┏━━
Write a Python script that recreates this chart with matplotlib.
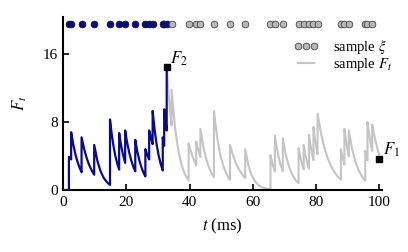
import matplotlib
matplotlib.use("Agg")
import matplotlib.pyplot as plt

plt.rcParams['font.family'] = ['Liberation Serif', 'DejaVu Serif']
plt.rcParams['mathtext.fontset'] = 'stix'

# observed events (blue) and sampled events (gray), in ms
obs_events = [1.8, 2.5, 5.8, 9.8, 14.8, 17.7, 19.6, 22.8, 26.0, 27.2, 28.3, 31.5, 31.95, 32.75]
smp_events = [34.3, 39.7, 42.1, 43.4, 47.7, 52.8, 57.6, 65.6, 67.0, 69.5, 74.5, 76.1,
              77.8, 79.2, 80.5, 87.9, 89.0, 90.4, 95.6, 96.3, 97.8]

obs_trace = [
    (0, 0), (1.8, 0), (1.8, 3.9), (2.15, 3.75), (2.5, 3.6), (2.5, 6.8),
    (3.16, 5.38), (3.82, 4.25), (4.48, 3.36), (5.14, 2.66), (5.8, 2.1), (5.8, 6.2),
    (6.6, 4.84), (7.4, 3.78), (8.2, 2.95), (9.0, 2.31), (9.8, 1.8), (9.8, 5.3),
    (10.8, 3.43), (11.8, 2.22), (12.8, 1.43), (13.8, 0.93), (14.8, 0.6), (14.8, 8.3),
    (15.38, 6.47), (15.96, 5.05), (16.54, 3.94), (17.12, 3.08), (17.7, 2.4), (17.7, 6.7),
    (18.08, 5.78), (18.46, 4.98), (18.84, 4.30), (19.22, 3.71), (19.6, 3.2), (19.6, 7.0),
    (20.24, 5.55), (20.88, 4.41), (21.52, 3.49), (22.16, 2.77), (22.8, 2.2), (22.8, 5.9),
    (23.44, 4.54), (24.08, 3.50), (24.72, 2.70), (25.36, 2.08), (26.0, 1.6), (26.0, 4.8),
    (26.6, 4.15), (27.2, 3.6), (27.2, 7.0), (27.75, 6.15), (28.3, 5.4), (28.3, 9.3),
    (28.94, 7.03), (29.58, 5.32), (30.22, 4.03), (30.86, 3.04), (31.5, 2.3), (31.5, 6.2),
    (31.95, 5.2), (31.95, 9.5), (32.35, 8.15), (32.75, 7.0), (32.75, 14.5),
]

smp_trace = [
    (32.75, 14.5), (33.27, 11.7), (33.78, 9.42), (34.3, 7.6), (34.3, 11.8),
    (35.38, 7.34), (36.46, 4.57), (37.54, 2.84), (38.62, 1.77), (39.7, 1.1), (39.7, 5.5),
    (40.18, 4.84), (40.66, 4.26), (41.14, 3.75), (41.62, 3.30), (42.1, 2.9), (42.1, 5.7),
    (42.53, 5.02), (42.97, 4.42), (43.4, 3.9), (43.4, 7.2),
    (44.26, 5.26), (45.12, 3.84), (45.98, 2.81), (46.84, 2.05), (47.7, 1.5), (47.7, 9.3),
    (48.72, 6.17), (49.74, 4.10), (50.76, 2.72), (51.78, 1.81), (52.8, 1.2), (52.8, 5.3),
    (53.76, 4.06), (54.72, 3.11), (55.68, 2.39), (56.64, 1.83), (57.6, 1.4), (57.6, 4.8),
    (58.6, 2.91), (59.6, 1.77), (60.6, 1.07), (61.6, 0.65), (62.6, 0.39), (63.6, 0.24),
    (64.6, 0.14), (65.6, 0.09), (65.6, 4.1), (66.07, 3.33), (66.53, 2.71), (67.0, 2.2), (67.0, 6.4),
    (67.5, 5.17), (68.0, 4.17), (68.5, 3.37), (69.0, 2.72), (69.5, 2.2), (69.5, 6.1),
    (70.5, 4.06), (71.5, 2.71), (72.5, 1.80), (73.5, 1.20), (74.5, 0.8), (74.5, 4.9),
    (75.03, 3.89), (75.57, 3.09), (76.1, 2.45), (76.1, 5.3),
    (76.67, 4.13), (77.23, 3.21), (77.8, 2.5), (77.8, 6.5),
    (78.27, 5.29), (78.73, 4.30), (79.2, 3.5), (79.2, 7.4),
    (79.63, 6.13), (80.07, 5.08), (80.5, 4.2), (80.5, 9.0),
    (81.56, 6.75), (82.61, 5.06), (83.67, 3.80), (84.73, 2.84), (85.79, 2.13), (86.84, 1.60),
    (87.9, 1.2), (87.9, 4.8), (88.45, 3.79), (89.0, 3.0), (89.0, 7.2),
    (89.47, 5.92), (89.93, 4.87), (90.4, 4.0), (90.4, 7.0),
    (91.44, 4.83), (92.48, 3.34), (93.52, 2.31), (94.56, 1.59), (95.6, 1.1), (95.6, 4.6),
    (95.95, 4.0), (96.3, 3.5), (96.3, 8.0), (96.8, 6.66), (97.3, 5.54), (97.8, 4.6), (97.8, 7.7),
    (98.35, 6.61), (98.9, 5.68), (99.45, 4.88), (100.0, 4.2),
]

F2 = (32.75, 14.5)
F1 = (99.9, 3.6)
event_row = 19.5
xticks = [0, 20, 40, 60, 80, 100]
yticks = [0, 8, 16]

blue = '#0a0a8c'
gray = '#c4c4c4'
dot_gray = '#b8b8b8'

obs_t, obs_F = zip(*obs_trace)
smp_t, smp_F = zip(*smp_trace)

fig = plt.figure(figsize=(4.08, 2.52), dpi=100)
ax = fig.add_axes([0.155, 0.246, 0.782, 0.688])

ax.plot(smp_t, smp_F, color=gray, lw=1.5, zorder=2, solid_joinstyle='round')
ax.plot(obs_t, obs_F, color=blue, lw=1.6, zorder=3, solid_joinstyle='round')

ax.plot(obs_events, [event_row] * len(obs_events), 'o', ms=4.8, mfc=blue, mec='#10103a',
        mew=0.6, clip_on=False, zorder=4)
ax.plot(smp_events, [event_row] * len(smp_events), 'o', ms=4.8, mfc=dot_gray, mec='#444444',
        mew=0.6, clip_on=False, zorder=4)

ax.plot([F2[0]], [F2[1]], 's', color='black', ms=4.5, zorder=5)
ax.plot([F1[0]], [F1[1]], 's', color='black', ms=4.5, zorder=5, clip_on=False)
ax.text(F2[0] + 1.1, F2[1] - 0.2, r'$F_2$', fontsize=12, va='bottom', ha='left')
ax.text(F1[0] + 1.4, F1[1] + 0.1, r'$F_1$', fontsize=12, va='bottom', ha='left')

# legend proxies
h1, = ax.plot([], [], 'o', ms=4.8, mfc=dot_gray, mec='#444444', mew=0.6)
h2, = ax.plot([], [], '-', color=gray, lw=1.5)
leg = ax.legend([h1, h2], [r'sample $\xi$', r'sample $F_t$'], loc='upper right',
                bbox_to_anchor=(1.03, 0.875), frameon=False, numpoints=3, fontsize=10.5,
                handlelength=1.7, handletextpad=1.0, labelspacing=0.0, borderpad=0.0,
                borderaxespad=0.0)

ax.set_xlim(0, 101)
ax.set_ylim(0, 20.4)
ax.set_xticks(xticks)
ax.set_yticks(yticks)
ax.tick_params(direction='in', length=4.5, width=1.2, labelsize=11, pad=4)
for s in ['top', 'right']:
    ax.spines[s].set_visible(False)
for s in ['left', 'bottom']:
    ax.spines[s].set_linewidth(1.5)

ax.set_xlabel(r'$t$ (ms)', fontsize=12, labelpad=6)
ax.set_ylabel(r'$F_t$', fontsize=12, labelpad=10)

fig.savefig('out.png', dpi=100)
┗━━
**WHAT YOU WILL DO:** Write out the whole listing again, exactly, with no pictures.

**ANSWER IN FULL:**
Write a Python script that recreates this chart with matplotlib.
import matplotlib
matplotlib.use("Agg")
import matplotlib.pyplot as plt

plt.rcParams['font.family'] = ['Liberation Serif', 'DejaVu Serif']
plt.rcParams['mathtext.fontset'] = 'stix'

# observed events (blue) and sampled events (gray), in ms
obs_events = [1.8, 2.5, 5.8, 9.8, 14.8, 17.7, 19.6, 22.8, 26.0, 27.2, 28.3, 31.5, 31.95, 32.75]
smp_events = [34.3, 39.7, 42.1, 43.4, 47.7, 52.8, 57.6, 65.6, 67.0, 69.5, 74.5, 76.1,
              77.8, 79.2, 80.5, 87.9, 89.0, 90.4, 95.6, 96.3, 97.8]

obs_trace = [
    (0, 0), (1.8, 0), (1.8, 3.9), (2.15, 3.75), (2.5, 3.6), (2.5, 6.8),
    (3.16, 5.38), (3.82, 4.25), (4.48, 3.36), (5.14, 2.66), (5.8, 2.1), (5.8, 6.2),
    (6.6, 4.84), (7.4, 3.78), (8.2, 2.95), (9.0, 2.31), (9.8, 1.8), (9.8, 5.3),
    (10.8, 3.43), (11.8, 2.22), (12.8, 1.43), (13.8, 0.93), (14.8, 0.6), (14.8, 8.3),
    (15.38, 6.47), (15.96, 5.05), (16.54, 3.94), (17.12, 3.08), (17.7, 2.4), (17.7, 6.7),
    (18.08, 5.78), (18.46, 4.98), (18.84, 4.30), (19.22, 3.71), (19.6, 3.2), (19.6, 7.0),
    (20.24, 5.55), (20.88, 4.41), (21.52, 3.49), (22.16, 2.77), (22.8, 2.2), (22.8, 5.9),
    (23.44, 4.54), (24.08, 3.50), (24.72, 2.70), (25.36, 2.08), (26.0, 1.6), (26.0, 4.8),
    (26.6, 4.15), (27.2, 3.6), (27.2, 7.0), (27.75, 6.15), (28.3, 5.4), (28.3, 9.3),
    (28.94, 7.03), (29.58, 5.32), (30.22, 4.03), (30.86, 3.04), (31.5, 2.3), (31.5, 6.2),
    (31.95, 5.2), (31.95, 9.5), (32.35, 8.15), (32.75, 7.0), (32.75, 14.5),
]

smp_trace = [
    (32.75, 14.5), (33.27, 11.7), (33.78, 9.42), (34.3, 7.6), (34.3, 11.8),
    (35.38, 7.34), (36.46, 4.57), (37.54, 2.84), (38.62, 1.77), (39.7, 1.1), (39.7, 5.5),
    (40.18, 4.84), (40.66, 4.26), (41.14, 3.75), (41.62, 3.30), (42.1, 2.9), (42.1, 5.7),
    (42.53, 5.02), (42.97, 4.42), (43.4, 3.9), (43.4, 7.2),
    (44.26, 5.26), (45.12, 3.84), (45.98, 2.81), (46.84, 2.05), (47.7, 1.5), (47.7, 9.3),
    (48.72, 6.17), (49.74, 4.10), (50.76, 2.72), (51.78, 1.81), (52.8, 1.2), (52.8, 5.3),
    (53.76, 4.06), (54.72, 3.11), (55.68, 2.39), (56.64, 1.83), (57.6, 1.4), (57.6, 4.8),
    (58.6, 2.91), (59.6, 1.77), (60.6, 1.07), (61.6, 0.65), (62.6, 0.39), (63.6, 0.24),
    (64.6, 0.14), (65.6, 0.09), (65.6, 4.1), (66.07, 3.33), (66.53, 2.71), (67.0, 2.2), (67.0, 6.4),
    (67.5, 5.17), (68.0, 4.17), (68.5, 3.37), (69.0, 2.72), (69.5, 2.2), (69.5, 6.1),
    (70.5, 4.06), (71.5, 2.71), (72.5, 1.80), (73.5, 1.20), (74.5, 0.8), (74.5, 4.9),
    (75.03, 3.89), (75.57, 3.09), (76.1, 2.45), (76.1, 5.3),
    (76.67, 4.13), (77.23, 3.21), (77.8, 2.5), (77.8, 6.5),
    (78.27, 5.29), (78.73, 4.30), (79.2, 3.5), (79.2, 7.4),
    (79.63, 6.13), (80.07, 5.08), (80.5, 4.2), (80.5, 9.0),
    (81.56, 6.75), (82.61, 5.06), (83.67, 3.80), (84.73, 2.84), (85.79, 2.13), (86.84, 1.60),
    (87.9, 1.2), (87.9, 4.8), (88.45, 3.79), (89.0, 3.0), (89.0, 7.2),
    (89.47, 5.92), (89.93, 4.87), (90.4, 4.0), (90.4, 7.0),
    (91.44, 4.83), (92.48, 3.34), (93.52, 2.31), (94.56, 1.59), (95.6, 1.1), (95.6, 4.6),
    (95.95, 4.0), (96.3, 3.5), (96.3, 8.0), (96.8, 6.66), (97.3, 5.54), (97.8, 4.6), (97.8, 7.7),
    (98.35, 6.61), (98.9, 5.68), (99.45, 4.88), (100.0, 4.2),
]

F2 = (32.75, 14.5)
F1 = (99.9, 3.6)
event_row = 19.5
xticks = [0, 20, 40, 60, 80, 100]
yticks = [0, 8, 16]

blue = '#0a0a8c'
gray = '#c4c4c4'
dot_gray = '#b8b8b8'

obs_t, obs_F = zip(*obs_trace)
smp_t, smp_F = zip(*smp_trace)

fig = plt.figure(figsize=(4.08, 2.52), dpi=100)
ax = fig.add_axes([0.155, 0.246, 0.782, 0.688])

ax.plot(smp_t, smp_F, color=gray, lw=1.5, zorder=2, solid_joinstyle='round')
ax.plot(obs_t, obs_F, color=blue, lw=1.6, zorder=3, solid_joinstyle='round')

ax.plot(obs_events, [event_row] * len(obs_events), 'o', ms=4.8, mfc=blue, mec='#10103a',
        mew=0.6, clip_on=False, zorder=4)
ax.plot(smp_events, [event_row] * len(smp_events), 'o', ms=4.8, mfc=dot_gray, mec='#444444',
        mew=0.6, clip_on=False, zorder=4)

ax.plot([F2[0]], [F2[1]], 's', color='black', ms=4.5, zorder=5)
ax.plot([F1[0]], [F1[1]], 's', color='black', ms=4.5, zorder=5, clip_on=False)
ax.text(F2[0] + 1.1, F2[1] - 0.2, r'$F_2$', fontsize=12, va='bottom', ha='left')
ax.text(F1[0] + 1.4, F1[1] + 0.1, r'$F_1$', fontsize=12, va='bottom', ha='left')

# legend proxies
h1, = ax.plot([], [], 'o', ms=4.8, mfc=dot_gray, mec='#444444', mew=0.6)
h2, = ax.plot([], [], '-', color=gray, lw=1.5)
leg = ax.legend([h1, h2], [r'sample $\xi$', r'sample $F_t$'], loc='upper right',
                bbox_to_anchor=(1.03, 0.875), frameon=False, numpoints=3, fontsize=10.5,
                handlelength=1.7, handletextpad=1.0, labelspacing=0.0, borderpad=0.0,
                borderaxespad=0.0)

ax.set_xlim(0, 101)
ax.set_ylim(0, 20.4)
ax.set_xticks(xticks)
ax.set_yticks(yticks)
ax.tick_params(direction='in', length=4.5, width=1.2, labelsize=11, pad=4)
for s in ['top', 'right']:
    ax.spines[s].set_visible(False)
for s in ['left', 'bottom']:
    ax.spines[s].set_linewidth(1.5)

ax.set_xlabel(r'$t$ (ms)', fontsize=12, labelpad=6)
ax.set_ylabel(r'$F_t$', fontsize=12, labelpad=10)

fig.savefig('out.png', dpi=100)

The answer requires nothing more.